Monsieur le président,
Mesdames et Messieurs les députés,
Je voudrais d'abord, monsieur le président, saluer votre initiative qui fait honneur à votre Assemblée, et dire combien je suis heureux, ici, de saluer les présidents des Assemblées de Chypre, d'Estonie, de Hongrie, de Lettonie, de Lituanie, de Malte, de Pologne, de Slovaquie, de Slovénie et de République Tchèque. Merci à vous tous d'être présents ici, dans ce haut lieu de la démocratie française et de la démocratie européenne.

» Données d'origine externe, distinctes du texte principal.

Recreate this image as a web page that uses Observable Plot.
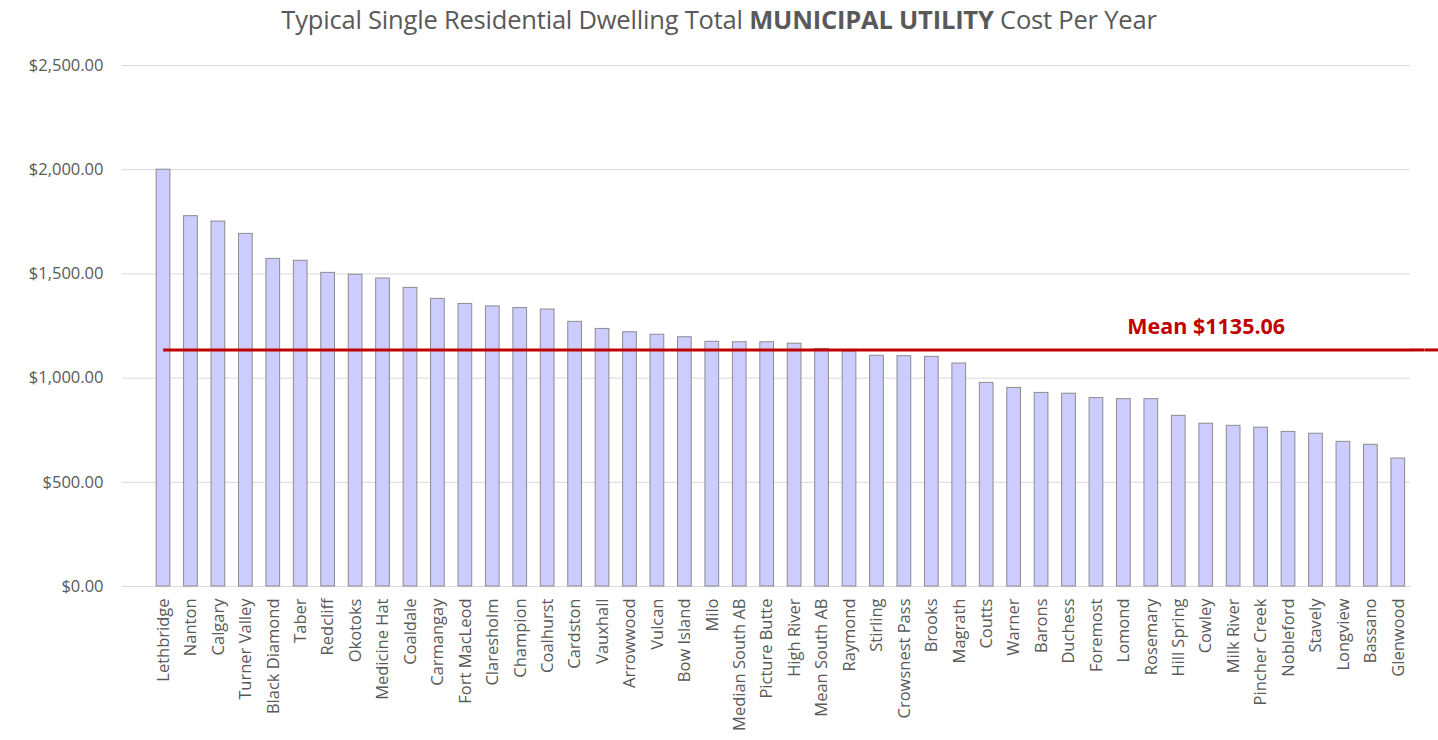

Je suis très heureux de saluer ici les pays qui, en effet, viennent nous rejoindre. Et à leur devoir d'espérance correspond pour nous un devoir d'accueil, une mobilisation puissante pour réussir cet élargissement. Je voudrais, en saluant le président de la Diète polonaise et en le remerciant de son accueil chaleureux, dire combien j'ai ressenti profondément l'enthousiasme... Quelle grandeur d'état d'esprit vous faites preuve ! Vous parlez de l'élargissement, mais êtes-vous vraiment prêts à le vivre, avec l'esprit ouvert, en faisant les efforts nécessaires pour que ces pays puissent vivre leur espérance, le projet européen, comme nous voulons le faire, en disant non seulement aux pays d'Europe "bienvenue", mais en disant au peuple de France : "n'ayez pas peur, n'ayez pas peur pour votre emploi, n'ayez pas peur pour votre entreprise". Ce grand marché, ce grand projet est favorable à l'ensemble de tous les pays. Aujourd'hui... Je laisse tous ceux qui ont la nostalgie communiste - ce n'est pas notre cas... Quand on me cherche, on me trouve.

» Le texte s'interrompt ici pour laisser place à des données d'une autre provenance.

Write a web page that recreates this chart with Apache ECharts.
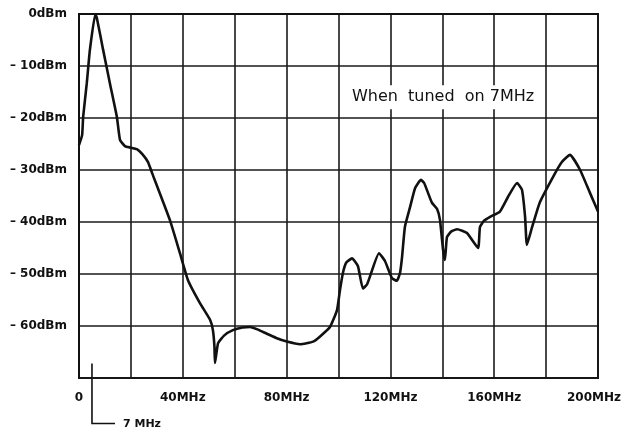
<!DOCTYPE html>
<html>
<head>
<meta charset="utf-8">
<script src="https://cdn.jsdelivr.net/npm/echarts@6/dist/echarts.min.js"></script>
<style>html,body{margin:0;padding:0;background:#fff}#c{width:624px;height:433px}</style>
</head>
<body>
<div id="c"></div>
<script>
// Frequency (MHz) and level (dBm)
const freqMHz = [0, 1.2, 1.6, 3, 4.2, 6.3, 6.9, 9.3, 11.9, 14.6, 15.8, 17.7, 20, 22.3, 24.5, 26.6, 28.1, 35, 38.9, 42, 46.6, 50.5, 51.6, 52.2, 52.4, 53.6, 56, 59.3, 63, 65.9, 69, 72.4, 76, 80.1, 85.2, 90.2, 92.9, 96.7, 99.4, 100.6, 101.7, 103, 105.2, 107.5, 109.4, 111, 112.1, 115.6, 117.9, 120.6, 122.5, 123.7, 124.5, 125.6, 127.6, 129.5, 131.8, 133, 134.5, 136, 138, 139.1, 140.3, 141, 141.8, 143.5, 145.7, 149.5, 153.8, 154.5, 156, 158.4, 162.2, 165.3, 168.8, 170.7, 171.9, 172.6, 174.6, 177.6, 182.7, 186, 189.2, 193.1, 196.9, 200];
const levelDBm = [-25.2, -23.3, -19.8, -13.3, -6.9, 0, -0.8, -6.9, -13.3, -19.8, -24.2, -25.4, -25.7, -26, -27, -28.5, -30.5, -39.6, -46, -51.2, -55.6, -58.8, -60.8, -64, -67.1, -63.3, -61.8, -60.8, -60.3, -60.2, -60.7, -61.5, -62.3, -63, -63.5, -63, -62, -60.2, -57, -53, -49.8, -47.8, -47, -48.5, -52.8, -52, -50.5, -46, -47.5, -50.8, -51.3, -49.8, -46.7, -40.9, -37.1, -33.5, -31.9, -32.5, -34.4, -36.3, -37.5, -39.6, -45.4, -47.3, -42.9, -41.8, -41.4, -42.1, -45, -41, -39.8, -39, -38, -35.2, -32.5, -33.8, -39, -44.4, -41, -36.2, -31.3, -28.5, -27.1, -30, -34.4, -38];
const yTicks = [0, -10, -20, -30, -40, -50, -60];
const xLabelTicks = [0, 40, 80, 120, 160, 200];
const noteText = 'When  tuned  on 7MHz';
const markerText = '7 MHz';
const markerFreq = 5;
const markerTop = -67.2;

const data = freqMHz.map((f, i) => [f, levelDBm[i]]);
const chart = echarts.init(document.getElementById('c'));
const fontFam = '"DejaVu Sans", "Liberation Sans", sans-serif';
chart.setOption({
  animation: false,
  backgroundColor: '#fff',
  grid: {left: 79, right: 26, top: 14, bottom: 55, show: true, borderColor: '#111', borderWidth: 2,
    containLabel: false, outerBoundsMode: 'none'},
  xAxis: {
    type: 'value', min: 0, max: 200, interval: 20,
    axisLine: {show: true, lineStyle: {color: '#111', width: 2}},
    axisTick: {show: false},
    splitLine: {show: true, lineStyle: {color: '#1a1a1a', width: 1.6}},
    axisLabel: {
      margin: 14, color: '#111', fontSize: 12, fontWeight: 'bold', fontFamily: fontFam,
      rich: {r: {fontSize: 12, fontWeight: 'bold', fontFamily: fontFam, color: '#111', padding: [0, 8, 0, 0]}},
      formatter: v => xLabelTicks.includes(v) ? (v === 0 ? '0' : (v === 200 ? '{r|' + v + 'MHz}' : v + 'MHz')) : ''
    }
  },
  yAxis: {
    type: 'value', min: -70, max: 0, interval: 10,
    axisLine: {show: true, lineStyle: {color: '#111', width: 2}},
    axisTick: {show: false},
    splitLine: {show: true, lineStyle: {color: '#1a1a1a', width: 1.6}},
    axisLabel: {
      margin: 12, color: '#111', fontSize: 12, fontWeight: 'bold', fontFamily: fontFam,
      formatter: v => yTicks.includes(v) ? (v === 0 ? '0dBm' : '\u2013 ' + Math.abs(v) + 'dBm') : ''
    }
  },
  series: [{
    type: 'line', data: data, showSymbol: false, smooth: 0.15,
    lineStyle: {color: '#111', width: 2.6}, z: 5
  }]
});

function place() {
  const note = chart.convertToPixel({gridIndex: 0}, [104.4, -16]);
  const mTop = chart.convertToPixel({gridIndex: 0}, [markerFreq, markerTop]);
  const bottomY = mTop[1] + 60;
  chart.setOption({
    graphic: [
      {type: 'text', x: note[0], y: note[1], z: 10,
        style: {text: noteText, fill: '#111', font: '16px ' + fontFam, textVerticalAlign: 'middle',
          backgroundColor: '#fff', padding: [4, 2]}},
      {type: 'polyline', z: 10, shape: {points: [[mTop[0], mTop[1]], [mTop[0], bottomY], [mTop[0] + 23, bottomY]]},
        style: {stroke: '#111', lineWidth: 1.6, fill: null}},
      {type: 'text', x: mTop[0] + 31, y: bottomY + 1, z: 10,
        style: {text: markerText, fill: '#111', font: 'bold 11px ' + fontFam, textVerticalAlign: 'middle'}}
    ]
  });
}
place();
</script>
</body>
</html>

Monsieur le président Lequiller, je réponds à votre question par deux grandes actions : d'abord, la mobilisation nationale, celle qui fait que toutes les communes de France, celle qui fait que tous les citoyens de France s'engagent dans cette politique d'accueil, par des jumelages, par des échanges, par des équivalences universitaires, par des développements économiques, sociaux et culturels. Je dis aux Français : "n'ayez pas peur de cette grande Europe". Les pays qui nous rejoignent espèrent notre niveau de vie, rêvent à notre modèle social. Nous devons les accueillir et nous n'avons pas à craindre cet élargissement, et nous n'avons pas à craindre que le fleuve Europe retrouve son lit historique. Tout cela donne de la force à nos idées, tout cela donne de la force à nos convictions, tout cela donne la puissance continentale aux valeurs de la France pour l'Europe.
Quant aux institutions, monsieur le président de la délégation européenne, sachez que la France souhaite des institutions fortes, que la France souhaite qu'en même temps que l'élargissement, on puisse développer un approfondissement institutionnel qui rende l'Europe à Vingt-cinq plus gouvernable que l'Europe à Quinze, qui rende l'Europe à Vingt-cinq plus efficace que l'Europe à Quinze, qui rende l'Europe à Vingt-cinq plus démocratique. C'est pour cela que nous voulons un Conseil européen plus stable. C'est pour cela que nous voulons dans nos institutions plus de proximité et le rôle des Parlements renforcé. Et c'est pour cela que nous voulons une Commission davantage opérationnelle.
Nous écoutons vos propositions, nous entendons votre attente, nous comprenons que sur un certain nombre de sujets, vous n'avez pas toujours les mêmes positions que les nôtres. Nous le comprenons, nous n'avons pas la même histoire. Notre espoir est de voir nos situations et nos visions se rapprocher. Mais pour nous, avec l'expérience que nous avons de l'Europe, nous souhaitons qu'à ce grand projet européen puissent correspondre des institutions plus fortes. C'est cela le combat de la France, et la France ne prendra jamais position pour des institutions trop faibles, qui ne seraient pas à la hauteur de l'ambition européenne.
Je remercie les parlementaires qui ont donné dans ce débat l'image de la démocratie, l'image de l'accueil. Et je reconnais que pour ma famille politique et pour l'histoire politique qui a été la mienne, aussi bien avec des gens comme P. Mendès-France et un certain nombre d'autres, il y a, mesdames et messieurs les députés, des causes plus grandes que nous-mêmes et il y a des combats qui méritent de se rassembler, qui méritent de dépasser les égoïsmes politiques et les clivages partisans.
Vive la République et vive l'Europe.